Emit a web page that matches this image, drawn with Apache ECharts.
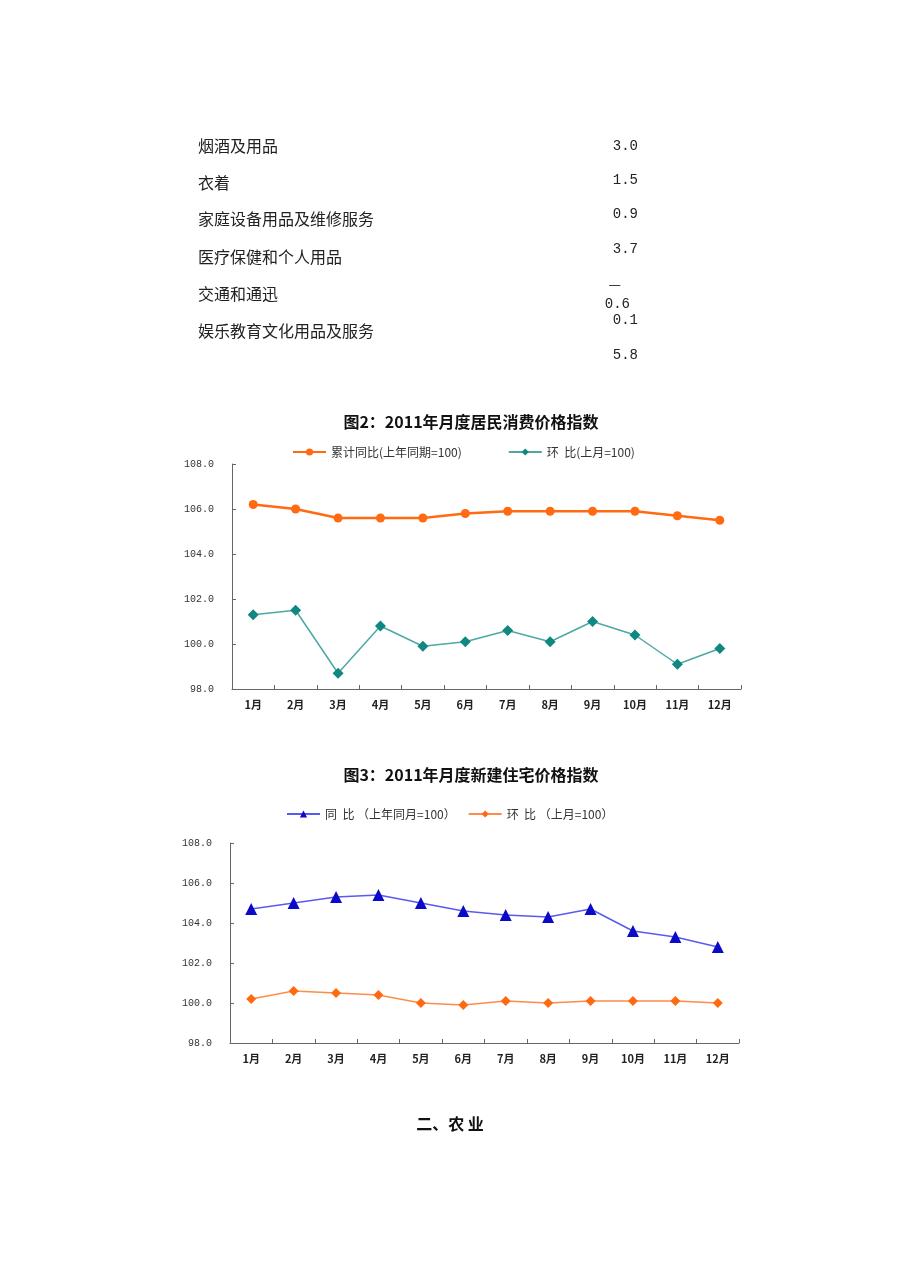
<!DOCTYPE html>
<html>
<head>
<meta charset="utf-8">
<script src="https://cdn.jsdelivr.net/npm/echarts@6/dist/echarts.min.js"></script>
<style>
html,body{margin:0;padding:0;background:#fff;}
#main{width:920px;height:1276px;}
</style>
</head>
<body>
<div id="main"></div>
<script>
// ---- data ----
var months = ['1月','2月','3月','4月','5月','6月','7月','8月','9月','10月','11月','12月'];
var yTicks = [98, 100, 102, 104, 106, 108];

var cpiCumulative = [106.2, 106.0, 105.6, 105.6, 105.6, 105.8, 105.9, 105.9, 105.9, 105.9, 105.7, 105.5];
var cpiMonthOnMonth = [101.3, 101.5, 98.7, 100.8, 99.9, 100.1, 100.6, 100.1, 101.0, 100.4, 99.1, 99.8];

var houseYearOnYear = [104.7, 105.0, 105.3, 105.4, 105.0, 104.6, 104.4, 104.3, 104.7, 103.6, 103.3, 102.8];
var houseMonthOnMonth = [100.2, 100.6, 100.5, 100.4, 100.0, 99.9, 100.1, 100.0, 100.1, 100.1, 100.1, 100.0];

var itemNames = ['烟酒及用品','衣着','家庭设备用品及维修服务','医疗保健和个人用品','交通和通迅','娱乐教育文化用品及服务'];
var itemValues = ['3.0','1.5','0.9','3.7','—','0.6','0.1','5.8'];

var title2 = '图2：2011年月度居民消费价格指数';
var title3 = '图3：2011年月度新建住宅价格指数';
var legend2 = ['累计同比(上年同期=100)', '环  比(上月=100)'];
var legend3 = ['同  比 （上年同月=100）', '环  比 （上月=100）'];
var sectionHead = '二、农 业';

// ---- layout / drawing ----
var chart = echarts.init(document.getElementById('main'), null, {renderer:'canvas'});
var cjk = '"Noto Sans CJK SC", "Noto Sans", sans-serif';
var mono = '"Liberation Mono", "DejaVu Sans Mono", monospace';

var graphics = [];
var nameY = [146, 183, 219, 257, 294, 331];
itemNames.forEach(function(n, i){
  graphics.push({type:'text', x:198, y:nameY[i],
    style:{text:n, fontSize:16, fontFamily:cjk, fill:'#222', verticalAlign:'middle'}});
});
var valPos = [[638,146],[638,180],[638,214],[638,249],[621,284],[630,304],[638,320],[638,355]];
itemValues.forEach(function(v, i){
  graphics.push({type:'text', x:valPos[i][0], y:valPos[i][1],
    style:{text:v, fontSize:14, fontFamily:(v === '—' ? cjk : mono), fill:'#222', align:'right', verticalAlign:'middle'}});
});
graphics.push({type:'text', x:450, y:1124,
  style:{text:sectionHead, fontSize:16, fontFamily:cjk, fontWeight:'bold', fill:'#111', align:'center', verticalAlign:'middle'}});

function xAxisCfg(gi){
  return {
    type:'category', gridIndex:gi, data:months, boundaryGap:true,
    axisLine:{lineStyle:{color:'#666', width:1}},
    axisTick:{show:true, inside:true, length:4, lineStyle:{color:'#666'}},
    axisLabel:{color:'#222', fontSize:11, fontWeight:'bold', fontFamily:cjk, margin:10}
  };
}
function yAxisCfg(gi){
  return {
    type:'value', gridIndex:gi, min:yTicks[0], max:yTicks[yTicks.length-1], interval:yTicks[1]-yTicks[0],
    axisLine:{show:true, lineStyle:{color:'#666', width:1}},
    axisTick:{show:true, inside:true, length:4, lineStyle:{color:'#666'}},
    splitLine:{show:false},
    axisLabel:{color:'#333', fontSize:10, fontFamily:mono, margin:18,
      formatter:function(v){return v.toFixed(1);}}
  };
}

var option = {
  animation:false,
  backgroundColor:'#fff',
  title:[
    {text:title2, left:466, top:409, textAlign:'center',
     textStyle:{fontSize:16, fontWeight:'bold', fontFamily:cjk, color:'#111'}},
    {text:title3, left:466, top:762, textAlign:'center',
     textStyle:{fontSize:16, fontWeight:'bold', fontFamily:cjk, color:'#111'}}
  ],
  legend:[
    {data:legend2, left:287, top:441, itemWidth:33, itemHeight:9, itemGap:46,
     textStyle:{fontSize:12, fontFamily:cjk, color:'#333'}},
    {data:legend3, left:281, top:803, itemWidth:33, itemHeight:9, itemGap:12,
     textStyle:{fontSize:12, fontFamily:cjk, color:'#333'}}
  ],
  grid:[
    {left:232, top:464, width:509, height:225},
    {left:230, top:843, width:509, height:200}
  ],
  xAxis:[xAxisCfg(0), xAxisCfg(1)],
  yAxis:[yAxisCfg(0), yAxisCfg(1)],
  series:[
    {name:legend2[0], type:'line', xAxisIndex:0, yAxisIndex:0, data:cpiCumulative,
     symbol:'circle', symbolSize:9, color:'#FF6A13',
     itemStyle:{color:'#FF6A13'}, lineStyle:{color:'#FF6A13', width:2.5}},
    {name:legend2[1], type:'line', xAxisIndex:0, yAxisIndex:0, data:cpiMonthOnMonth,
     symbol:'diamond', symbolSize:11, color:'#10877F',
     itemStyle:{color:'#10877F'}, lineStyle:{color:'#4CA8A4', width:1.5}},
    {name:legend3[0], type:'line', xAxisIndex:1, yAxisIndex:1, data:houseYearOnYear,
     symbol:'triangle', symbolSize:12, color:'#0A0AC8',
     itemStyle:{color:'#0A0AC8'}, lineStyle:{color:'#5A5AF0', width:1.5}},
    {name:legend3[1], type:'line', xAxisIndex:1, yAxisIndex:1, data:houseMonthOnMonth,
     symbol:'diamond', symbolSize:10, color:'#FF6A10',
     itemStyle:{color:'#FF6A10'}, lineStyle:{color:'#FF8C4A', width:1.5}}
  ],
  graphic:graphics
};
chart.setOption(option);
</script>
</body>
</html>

————

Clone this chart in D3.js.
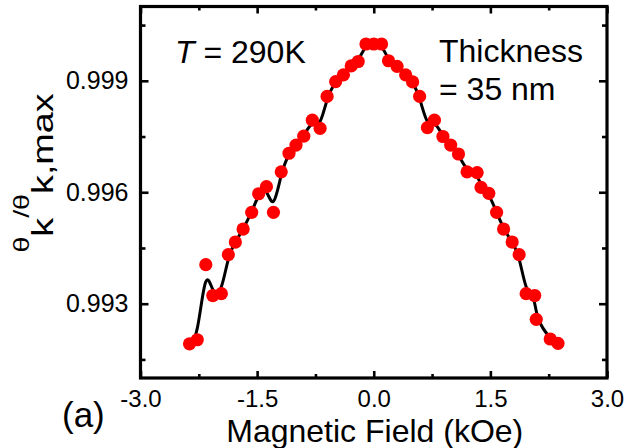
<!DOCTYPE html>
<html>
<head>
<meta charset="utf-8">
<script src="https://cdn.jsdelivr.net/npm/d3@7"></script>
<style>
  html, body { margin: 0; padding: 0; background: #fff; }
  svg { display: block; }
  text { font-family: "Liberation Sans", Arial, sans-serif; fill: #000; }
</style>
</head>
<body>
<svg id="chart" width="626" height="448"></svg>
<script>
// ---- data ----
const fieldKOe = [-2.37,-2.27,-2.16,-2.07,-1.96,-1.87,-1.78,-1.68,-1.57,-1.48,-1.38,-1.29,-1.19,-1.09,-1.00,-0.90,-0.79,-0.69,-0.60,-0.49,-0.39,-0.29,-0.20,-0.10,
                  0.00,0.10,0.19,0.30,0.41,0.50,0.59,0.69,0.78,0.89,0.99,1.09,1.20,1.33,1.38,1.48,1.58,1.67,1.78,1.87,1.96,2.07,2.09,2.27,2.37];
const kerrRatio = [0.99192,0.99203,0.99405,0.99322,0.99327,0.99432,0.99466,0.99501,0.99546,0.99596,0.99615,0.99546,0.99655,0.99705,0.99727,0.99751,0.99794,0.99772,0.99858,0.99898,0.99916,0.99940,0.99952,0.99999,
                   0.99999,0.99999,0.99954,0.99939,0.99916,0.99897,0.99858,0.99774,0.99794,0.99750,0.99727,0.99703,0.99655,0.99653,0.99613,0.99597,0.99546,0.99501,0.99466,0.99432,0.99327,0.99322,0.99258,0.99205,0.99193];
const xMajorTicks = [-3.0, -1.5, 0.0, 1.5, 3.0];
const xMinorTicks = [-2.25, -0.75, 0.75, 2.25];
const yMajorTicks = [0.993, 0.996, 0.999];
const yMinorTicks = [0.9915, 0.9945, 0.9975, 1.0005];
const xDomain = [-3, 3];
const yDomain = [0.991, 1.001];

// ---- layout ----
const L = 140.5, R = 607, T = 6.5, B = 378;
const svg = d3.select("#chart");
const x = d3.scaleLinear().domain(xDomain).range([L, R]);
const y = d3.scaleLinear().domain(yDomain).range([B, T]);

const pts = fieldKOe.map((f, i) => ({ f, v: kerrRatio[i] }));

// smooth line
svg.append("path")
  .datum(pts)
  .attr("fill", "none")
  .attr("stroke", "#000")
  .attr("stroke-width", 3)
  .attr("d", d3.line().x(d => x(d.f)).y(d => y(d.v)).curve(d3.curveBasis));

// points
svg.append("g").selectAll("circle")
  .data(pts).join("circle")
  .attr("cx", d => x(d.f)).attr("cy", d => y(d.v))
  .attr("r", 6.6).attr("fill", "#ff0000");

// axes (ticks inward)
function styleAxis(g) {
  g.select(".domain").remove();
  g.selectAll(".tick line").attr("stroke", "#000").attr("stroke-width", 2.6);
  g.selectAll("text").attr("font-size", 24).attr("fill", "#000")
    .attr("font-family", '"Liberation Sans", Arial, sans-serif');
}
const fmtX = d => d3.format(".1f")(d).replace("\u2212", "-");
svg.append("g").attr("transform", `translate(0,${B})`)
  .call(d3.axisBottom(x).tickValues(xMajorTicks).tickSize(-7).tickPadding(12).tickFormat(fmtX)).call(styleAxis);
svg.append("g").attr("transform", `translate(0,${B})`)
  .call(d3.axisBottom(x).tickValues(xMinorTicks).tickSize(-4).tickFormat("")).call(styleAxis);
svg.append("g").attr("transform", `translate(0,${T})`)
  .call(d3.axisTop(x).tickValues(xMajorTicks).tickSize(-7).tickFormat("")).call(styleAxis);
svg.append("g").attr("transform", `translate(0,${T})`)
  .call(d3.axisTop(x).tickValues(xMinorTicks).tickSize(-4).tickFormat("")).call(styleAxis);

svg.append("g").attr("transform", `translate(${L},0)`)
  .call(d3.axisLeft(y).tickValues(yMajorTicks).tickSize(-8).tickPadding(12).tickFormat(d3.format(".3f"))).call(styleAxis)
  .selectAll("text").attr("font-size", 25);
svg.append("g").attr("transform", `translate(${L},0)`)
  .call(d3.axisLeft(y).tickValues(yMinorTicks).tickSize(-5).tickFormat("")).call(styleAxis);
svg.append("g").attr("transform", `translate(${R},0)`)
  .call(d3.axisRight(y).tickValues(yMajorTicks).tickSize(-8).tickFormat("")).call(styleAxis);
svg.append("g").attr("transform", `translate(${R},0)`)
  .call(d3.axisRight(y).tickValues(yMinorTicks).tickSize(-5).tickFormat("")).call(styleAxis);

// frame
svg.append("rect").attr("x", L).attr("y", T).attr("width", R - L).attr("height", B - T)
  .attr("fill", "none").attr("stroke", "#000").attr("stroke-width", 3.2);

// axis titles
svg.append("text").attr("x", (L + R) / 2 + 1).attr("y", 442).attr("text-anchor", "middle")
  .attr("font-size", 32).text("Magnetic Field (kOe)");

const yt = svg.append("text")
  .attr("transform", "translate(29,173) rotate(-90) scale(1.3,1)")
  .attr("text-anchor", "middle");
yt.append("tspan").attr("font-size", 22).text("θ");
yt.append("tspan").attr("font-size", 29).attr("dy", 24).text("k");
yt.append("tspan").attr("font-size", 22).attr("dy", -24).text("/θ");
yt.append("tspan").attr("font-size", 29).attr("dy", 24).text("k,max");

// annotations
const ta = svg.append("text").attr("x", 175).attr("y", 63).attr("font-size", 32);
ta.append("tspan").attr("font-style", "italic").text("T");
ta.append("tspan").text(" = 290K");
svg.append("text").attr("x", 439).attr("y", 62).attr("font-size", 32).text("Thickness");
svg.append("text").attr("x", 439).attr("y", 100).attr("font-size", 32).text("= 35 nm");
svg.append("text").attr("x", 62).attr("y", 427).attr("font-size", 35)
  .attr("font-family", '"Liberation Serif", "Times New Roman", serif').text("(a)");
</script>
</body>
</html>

————

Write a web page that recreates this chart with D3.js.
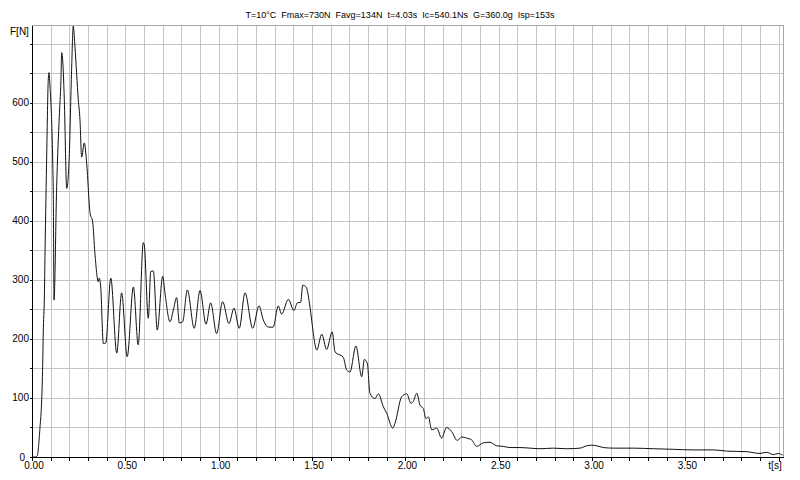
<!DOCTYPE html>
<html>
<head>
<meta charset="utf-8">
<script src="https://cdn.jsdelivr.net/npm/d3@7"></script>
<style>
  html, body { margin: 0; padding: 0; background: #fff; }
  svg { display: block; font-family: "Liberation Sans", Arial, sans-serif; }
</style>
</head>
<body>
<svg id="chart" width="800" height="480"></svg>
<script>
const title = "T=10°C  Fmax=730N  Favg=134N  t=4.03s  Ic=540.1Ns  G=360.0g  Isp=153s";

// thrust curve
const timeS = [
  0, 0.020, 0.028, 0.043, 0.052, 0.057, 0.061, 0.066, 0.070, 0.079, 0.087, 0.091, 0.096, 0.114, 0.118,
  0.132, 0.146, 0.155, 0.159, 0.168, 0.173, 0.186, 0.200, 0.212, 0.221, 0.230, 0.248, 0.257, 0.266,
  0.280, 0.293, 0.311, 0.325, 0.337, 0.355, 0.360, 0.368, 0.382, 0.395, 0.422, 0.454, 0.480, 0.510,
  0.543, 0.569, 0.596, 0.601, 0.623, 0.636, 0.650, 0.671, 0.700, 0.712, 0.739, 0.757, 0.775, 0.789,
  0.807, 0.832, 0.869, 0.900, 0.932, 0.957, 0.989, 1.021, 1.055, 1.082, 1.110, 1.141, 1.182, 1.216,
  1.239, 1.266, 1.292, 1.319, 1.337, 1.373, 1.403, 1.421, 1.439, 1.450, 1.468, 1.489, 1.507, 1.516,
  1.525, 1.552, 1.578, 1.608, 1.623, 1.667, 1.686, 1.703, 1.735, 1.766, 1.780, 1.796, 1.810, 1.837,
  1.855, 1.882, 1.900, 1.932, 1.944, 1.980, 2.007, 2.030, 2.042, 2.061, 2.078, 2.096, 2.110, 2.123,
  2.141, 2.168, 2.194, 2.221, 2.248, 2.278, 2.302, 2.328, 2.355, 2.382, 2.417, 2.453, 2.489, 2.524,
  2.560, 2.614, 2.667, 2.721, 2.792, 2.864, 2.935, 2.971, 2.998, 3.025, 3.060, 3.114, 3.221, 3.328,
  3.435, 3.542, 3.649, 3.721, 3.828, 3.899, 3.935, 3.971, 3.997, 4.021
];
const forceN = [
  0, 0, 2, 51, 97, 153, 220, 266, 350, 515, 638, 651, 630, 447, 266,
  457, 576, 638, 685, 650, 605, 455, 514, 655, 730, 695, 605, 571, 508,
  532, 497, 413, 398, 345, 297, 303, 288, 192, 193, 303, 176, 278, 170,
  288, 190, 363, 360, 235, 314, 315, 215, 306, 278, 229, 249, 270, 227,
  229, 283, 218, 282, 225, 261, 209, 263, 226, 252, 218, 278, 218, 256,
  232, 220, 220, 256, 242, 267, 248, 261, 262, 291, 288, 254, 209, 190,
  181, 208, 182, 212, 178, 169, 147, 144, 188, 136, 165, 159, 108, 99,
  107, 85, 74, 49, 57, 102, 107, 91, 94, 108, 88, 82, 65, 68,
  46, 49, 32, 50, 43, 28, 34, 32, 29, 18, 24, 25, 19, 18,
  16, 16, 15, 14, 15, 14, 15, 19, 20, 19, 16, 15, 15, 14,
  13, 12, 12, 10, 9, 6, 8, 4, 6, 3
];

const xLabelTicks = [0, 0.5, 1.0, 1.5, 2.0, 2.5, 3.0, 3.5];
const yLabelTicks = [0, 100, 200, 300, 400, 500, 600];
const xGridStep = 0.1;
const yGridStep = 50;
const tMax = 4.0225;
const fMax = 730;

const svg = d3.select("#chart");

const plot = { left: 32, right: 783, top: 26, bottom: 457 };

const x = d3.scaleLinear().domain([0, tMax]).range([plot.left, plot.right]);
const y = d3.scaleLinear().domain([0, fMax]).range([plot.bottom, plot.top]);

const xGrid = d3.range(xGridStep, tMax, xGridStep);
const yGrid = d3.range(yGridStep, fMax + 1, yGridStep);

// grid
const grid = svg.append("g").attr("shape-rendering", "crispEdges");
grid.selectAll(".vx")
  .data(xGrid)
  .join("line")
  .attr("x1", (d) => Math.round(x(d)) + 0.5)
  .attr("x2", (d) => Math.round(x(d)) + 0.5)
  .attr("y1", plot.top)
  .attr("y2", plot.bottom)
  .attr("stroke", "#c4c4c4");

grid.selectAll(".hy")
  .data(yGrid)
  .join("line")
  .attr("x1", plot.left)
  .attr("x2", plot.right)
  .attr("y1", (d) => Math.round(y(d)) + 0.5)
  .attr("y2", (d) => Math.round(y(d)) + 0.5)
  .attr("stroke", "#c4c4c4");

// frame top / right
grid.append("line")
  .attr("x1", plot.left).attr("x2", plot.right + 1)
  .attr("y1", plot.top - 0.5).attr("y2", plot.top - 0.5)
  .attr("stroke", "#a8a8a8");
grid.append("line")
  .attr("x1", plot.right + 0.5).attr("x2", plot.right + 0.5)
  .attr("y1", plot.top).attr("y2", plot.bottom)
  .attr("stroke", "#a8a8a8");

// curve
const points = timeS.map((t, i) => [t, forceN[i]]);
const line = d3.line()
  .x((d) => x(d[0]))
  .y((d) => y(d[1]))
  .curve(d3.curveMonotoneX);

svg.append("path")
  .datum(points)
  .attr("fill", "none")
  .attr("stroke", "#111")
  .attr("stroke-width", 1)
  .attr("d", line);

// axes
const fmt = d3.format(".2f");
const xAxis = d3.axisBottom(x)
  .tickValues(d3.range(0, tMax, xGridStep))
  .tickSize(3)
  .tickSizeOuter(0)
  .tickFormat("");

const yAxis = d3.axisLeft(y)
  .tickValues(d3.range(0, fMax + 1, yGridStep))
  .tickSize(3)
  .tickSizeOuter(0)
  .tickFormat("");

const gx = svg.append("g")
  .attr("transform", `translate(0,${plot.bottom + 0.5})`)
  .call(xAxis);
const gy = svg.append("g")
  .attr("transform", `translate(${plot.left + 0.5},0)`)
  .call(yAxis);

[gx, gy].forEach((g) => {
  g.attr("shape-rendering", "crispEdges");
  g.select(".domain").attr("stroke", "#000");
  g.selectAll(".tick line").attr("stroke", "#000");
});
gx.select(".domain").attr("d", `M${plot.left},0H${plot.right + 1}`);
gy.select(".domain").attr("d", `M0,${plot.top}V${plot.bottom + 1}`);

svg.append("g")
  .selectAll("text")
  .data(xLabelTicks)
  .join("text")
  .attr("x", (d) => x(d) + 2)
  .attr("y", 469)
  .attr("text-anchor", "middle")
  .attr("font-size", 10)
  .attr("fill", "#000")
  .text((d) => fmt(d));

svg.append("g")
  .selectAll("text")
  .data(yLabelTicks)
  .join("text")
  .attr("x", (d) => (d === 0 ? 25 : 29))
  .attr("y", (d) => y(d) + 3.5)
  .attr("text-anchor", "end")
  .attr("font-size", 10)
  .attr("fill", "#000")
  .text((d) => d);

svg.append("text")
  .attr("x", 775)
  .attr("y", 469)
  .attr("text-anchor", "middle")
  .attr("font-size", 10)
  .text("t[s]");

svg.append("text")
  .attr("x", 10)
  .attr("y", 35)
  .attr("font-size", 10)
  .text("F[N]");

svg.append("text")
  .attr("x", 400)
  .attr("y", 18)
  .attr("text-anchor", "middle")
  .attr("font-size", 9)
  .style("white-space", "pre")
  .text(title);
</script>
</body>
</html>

————

# PROMPT
Pictures in the material above should be skipped; print exactly the lines from the one with "Emit a web page" through the one with "100.4, 99.1, 99.8];".

# THE SOLUTION
Emit a web page that matches this image, drawn with Apache ECharts.
<!DOCTYPE html>
<html>
<head>
<meta charset="utf-8">
<script src="https://cdn.jsdelivr.net/npm/echarts@6/dist/echarts.min.js"></script>
<style>
html,body{margin:0;padding:0;background:#fff;}
#main{width:920px;height:1276px;}
</style>
</head>
<body>
<div id="main"></div>
<script>
// ---- data ----
var months = ['1月','2月','3月','4月','5月','6月','7月','8月','9月','10月','11月','12月'];
var yTicks = [98, 100, 102, 104, 106, 108];

var cpiCumulative = [106.2, 106.0, 105.6, 105.6, 105.6, 105.8, 105.9, 105.9, 105.9, 105.9, 105.7, 105.5];
var cpiMonthOnMonth = [101.3, 101.5, 98.7, 100.8, 99.9, 100.1, 100.6, 100.1, 101.0, 100.4, 99.1, 99.8];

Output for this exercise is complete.